Reputation: 21
I am trying to generate a ROC curve for data that is highly imbalanced and multiclass (I know this is not ideal, it is requested by a reviewer for the paper). SKlearn have an option for this here: https://scikit-learn.org/stable/auto_examples/model_selection/plot_roc.html
The specific code I am using is this:
RocCurveDisplay.from_predictions(
y_onehot_test.ravel(),
y_score.ravel(),
name="micro-average OvR",
color="darkorange",
plot_chance_level=True,
)
plt.axis("square")
plt.xlabel("False Positive Rate")
plt.ylabel("True Positive Rate")
plt.title("Micro-averaged One-vs-Rest\nReceiver Operating Characteristic")
plt.legend()
plt.show()
I am confused about the averaging: The title includes the information that we use "micro averaged ovr", but where do I actually give this information to the function?
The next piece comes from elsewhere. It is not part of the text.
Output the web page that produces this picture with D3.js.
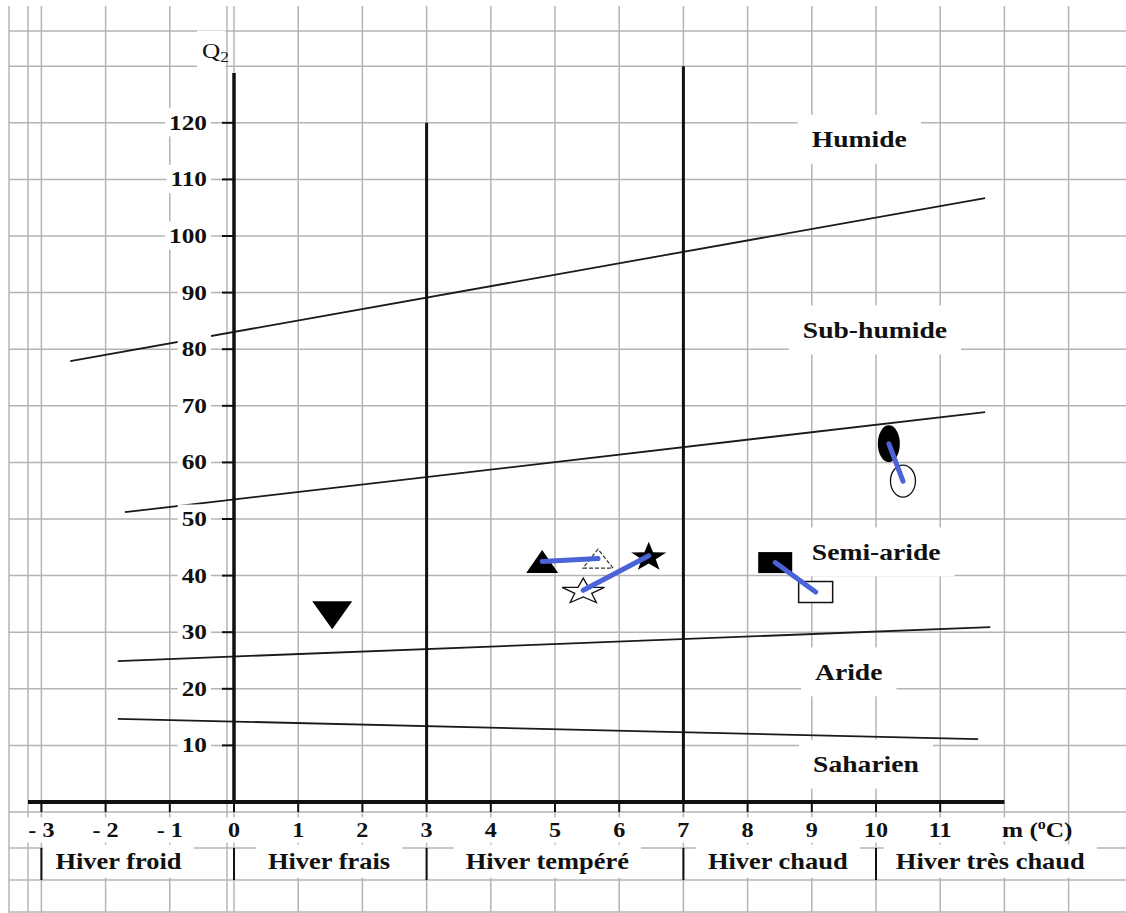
<!DOCTYPE html>
<html>
<head>
<meta charset="utf-8">
<script src="https://cdn.jsdelivr.net/npm/d3@7"></script>
<style>
html, body { margin: 0; padding: 0; background: #fff; }
svg { display: block; }
text { font-family: "Liberation Serif", "Times New Roman", serif; fill: #111; }
</style>
</head>
<body>
<div id="chart"></div>
<script>
var tempTicks = [-3, -2, -1, 0, 1, 2, 3, 4, 5, 6, 7, 8, 9, 10, 11];
var tempTickLabels = ["- 3", "- 2", "- 1", "0", "1", "2", "3", "4", "5", "6", "7", "8", "9", "10", "11"];
var q2Ticks = [10, 20, 30, 40, 50, 60, 70, 80, 90, 100, 110, 120];

var winterNames = ["Hiver froid", "Hiver frais", "Hiver tempéré", "Hiver chaud", "Hiver très chaud"];
var winterLimits = [-3, 0, 3, 7, 10];
var winterLabelM = [-1.8, 1.48, 4.88, 8.47, 11.78];

var zoneNames = ["Humide", "Sub-humide", "Semi-aride", "Aride", "Saharien"];
var zoneLabelM = [9.0, 8.86, 9.0, 9.05, 9.02];
var zoneLabelQ = [115.7, 82.0, 42.8, 21.6, 5.3];

// boundaries between bioclimatic stages: [m start, Q2 start, m end, Q2 end]
var zoneLimitLines = [
  [-2.55, 77.9, 11.7, 106.7],
  [-1.70, 51.2, 11.7, 68.9],
  [-1.81, 24.9, 11.78, 30.9],
  [-1.81, 14.7, 11.59, 11.1]
];

// thick vertical separators (m, top Q2)
var winterSeparators = [[3, 120], [7, 130]];

// stations
var stationShape = ["triangleDown", "triangle", "triangleOpen", "star", "starOpen", "square", "squareOpen", "ellipse", "ellipseOpen"];
var stationM = [1.53, 4.80, 5.67, 6.46, 5.44, 8.43, 9.06, 10.20, 10.42];
var stationQ = [33.0, 42.5, 43.0, 43.5, 37.4, 42.3, 37.1, 63.3, 56.7];
// displacement of a station between the two periods (from index -> to index)
var shifts = [[1, 2], [3, 4], [5, 6], [7, 8]];

// ---- layout ----
var width = 1126, height = 913;
var sx = 1.15; // picture is stretched horizontally

var x = d3.scaleLinear().domain([0, 11]).range([234, 940.2]);
var y = d3.scaleLinear().domain([0, 120]).range([802, 122.8]);

var svg = d3.select("#chart").append("svg")
  .attr("width", width)
  .attr("height", height);

svg.append("rect").attr("width", width).attr("height", height).attr("fill", "#fff");

// ---- background grid (squared paper / table) ----
var grid = svg.append("g").attr("stroke", "#b4b4b4").attr("stroke-width", 1.5);
var gridCols = d3.range(-3, 14).map(x).concat([9, 28, 227]);
var gridRows = d3.range(10, 140, 10).map(y).concat([31, 812, 848, 880, 912]);

grid.selectAll(".gv").data(gridCols).enter().append("line")
  .attr("x1", function(d){ return d; }).attr("x2", function(d){ return d; })
  .attr("y1", 6).attr("y2", 913);
grid.selectAll(".gh").data(gridRows).enter().append("line")
  .attr("x1", 9).attr("x2", width)
  .attr("y1", function(d){ return d; }).attr("y2", function(d){ return d; });

// ---- stage limits ----
svg.append("g").selectAll("line").data(zoneLimitLines).enter().append("line")
  .attr("x1", function(d){ return x(d[0]); })
  .attr("y1", function(d){ return y(d[1]); })
  .attr("x2", function(d){ return x(d[2]); })
  .attr("y2", function(d){ return y(d[3]); })
  .attr("stroke", "#1a1a1a")
  .attr("stroke-width", 1.8);

// ---- axes ----
var axes = svg.append("g").attr("stroke", "#111");
axes.append("line").attr("x1", x(0)).attr("x2", x(0)).attr("y1", y(128.8)).attr("y2", y(0)).attr("stroke-width", 3.5);
axes.append("line").attr("x1", 28).attr("x2", x(12)).attr("y1", y(0)).attr("y2", y(0)).attr("stroke-width", 4);
axes.selectAll(".sep").data(winterSeparators).enter().append("line")
  .attr("x1", function(d){ return x(d[0]); }).attr("x2", function(d){ return x(d[0]); })
  .attr("y1", function(d){ return y(d[1]); }).attr("y2", y(0))
  .attr("stroke-width", 3);

axes.selectAll(".ty").data(q2Ticks).enter().append("line")
  .attr("x1", x(0) - 12).attr("x2", x(0))
  .attr("y1", function(d){ return y(d); }).attr("y2", function(d){ return y(d); })
  .attr("stroke-width", 2);
axes.selectAll(".tx").data(tempTicks).enter().append("line")
  .attr("x1", function(d){ return x(d); }).attr("x2", function(d){ return x(d); })
  .attr("y1", y(0)).attr("y2", y(0) + 10)
  .attr("stroke-width", 2);

// short separators of the winter classes
axes.selectAll(".wsep").data(winterLimits).enter().append("line")
  .attr("x1", function(d){ return x(d); }).attr("x2", function(d){ return x(d); })
  .attr("y1", 848).attr("y2", 880)
  .attr("stroke-width", 2);

// ---- text helper: stretched serif text on a white box ----
function label(parent, txt, px, py, opt) {
  var g = parent.append("g")
    .attr("transform", "translate(" + px + "," + py + ") scale(" + sx + ",1)");
  var t = g.append("text")
    .attr("text-anchor", opt.anchor || "start")
    .style("font-size", opt.size + "px")
    .style("font-weight", opt.weight || "bold")
    .text(txt);
  if (opt.padX !== undefined) {
    var b = t.node().getBBox();
    g.insert("rect", "text")
      .attr("x", b.x - opt.padX / sx)
      .attr("y", b.y - opt.padY)
      .attr("width", b.width + 2 * opt.padX / sx)
      .attr("height", b.height + 2 * opt.padY)
      .attr("fill", "#fff");
  }
  return t;
}

var labels = svg.append("g");

q2Ticks.forEach(function(d){
  label(labels, String(d), 207, y(d) + 7, {size: 22, anchor: "end", padX: 4, padY: 2});
});

tempTicks.forEach(function(d, i){
  label(labels, tempTickLabels[i], x(d), 837, {size: 21, anchor: "middle", padX: 8, padY: 1});
});

var unit = label(labels, "m (", 1002, 837, {size: 22, padX: 0, padY: 0});
unit.append("tspan").attr("dy", -8).style("font-size", "14px").text("o");
unit.append("tspan").attr("dy", 8).text("C)");

winterNames.forEach(function(d, i){
  label(labels, d, x(winterLabelM[i]), 869, {size: 23, anchor: "middle", padX: 12, padY: 4});
});

zoneNames.forEach(function(d, i){
  label(labels, d, x(zoneLabelM[i]), y(zoneLabelQ[i]), {size: 24, padX: 14, padY: 11});
});

var q2 = label(labels, "Q", 202, 58, {size: 22, weight: "normal", padX: 5, padY: 8});
q2.append("tspan").attr("dy", 4).style("font-size", "15px").text("2");

// ---- stations ----
function starPath(R, kx, ky) {
  var pts = d3.range(10).map(function(k){
    var a = -Math.PI / 2 + k * Math.PI / 5;
    var r = k % 2 ? R * 0.4 : R;
    return [Math.cos(a) * r * kx, Math.sin(a) * r * ky];
  });
  return "M" + pts.join("L") + "Z";
}
function triPath(w, h, down) {
  var s = down ? -1 : 1;
  return "M" + (-w / 2) + "," + (s * h / 2) + "L" + (w / 2) + "," + (s * h / 2) + "L0," + (-s * h / 2) + "Z";
}

var marks = svg.append("g");
stationShape.forEach(function(shape, i){
  var g = marks.append("g").attr("transform", "translate(" + x(stationM[i]) + "," + y(stationQ[i]) + ")");
  if (shape === "triangleDown") {
    g.append("path").attr("d", triPath(40, 28, true)).attr("fill", "#000");
  } else if (shape === "triangle") {
    g.append("path").attr("d", triPath(32, 23, false)).attr("fill", "#000");
  } else if (shape === "triangleOpen") {
    g.append("path").attr("d", triPath(30, 19, false)).attr("fill", "#fff")
      .attr("stroke", "#333").attr("stroke-width", 1.2).attr("stroke-dasharray", "4,2");
  } else if (shape === "star") {
    g.append("path").attr("d", starPath(15.5, 1.19, 1)).attr("fill", "#000").attr("transform", "translate(0,1.5)");
  } else if (shape === "starOpen") {
    g.append("path").attr("d", starPath(13.5, 1.65, 1)).attr("fill", "#fff")
      .attr("stroke", "#111").attr("stroke-width", 1.3).attr("transform", "translate(0,1.3)");
  } else if (shape === "square") {
    g.append("rect").attr("x", -17).attr("y", -10.5).attr("width", 34).attr("height", 21).attr("fill", "#000");
  } else if (shape === "squareOpen") {
    g.append("rect").attr("x", -17).attr("y", -10.5).attr("width", 34).attr("height", 21)
      .attr("fill", "#fff").attr("stroke", "#111").attr("stroke-width", 1.5);
  } else if (shape === "ellipse") {
    g.append("ellipse").attr("rx", 11).attr("ry", 18.5).attr("fill", "#000");
  } else if (shape === "ellipseOpen") {
    g.append("ellipse").attr("rx", 12.5).attr("ry", 16).attr("fill", "#fff")
      .attr("stroke", "#111").attr("stroke-width", 1.3);
  }
});

// blue arrows of displacement
marks.selectAll(".shift").data(shifts).enter().append("line")
  .attr("x1", function(d){ return x(stationM[d[0]]); })
  .attr("y1", function(d){ return y(stationQ[d[0]]); })
  .attr("x2", function(d){ return x(stationM[d[1]]); })
  .attr("y2", function(d){ return y(stationQ[d[1]]); })
  .attr("stroke", "#4a63d8")
  .attr("stroke-width", 5)
  .attr("stroke-linecap", "round");
</script>
</body>
</html>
y_onehot_test looks like this: 1 1 1 0 0 ...
and y_score looks like this: 0.783307 0.832748 0.619186 0.645178 0.654100 ...
Thanks for any insights and explanations :)
Upvotes: 0
Views: 197
Reputation: 21
If anyone in the future has this same question - the answer is in understanding better micro-averaging. Micro-average gives each sample equal weight, thus there is no need for class information in this case. If you do want to give different weights by class size, weighted averaging is needed.
Upvotes: 0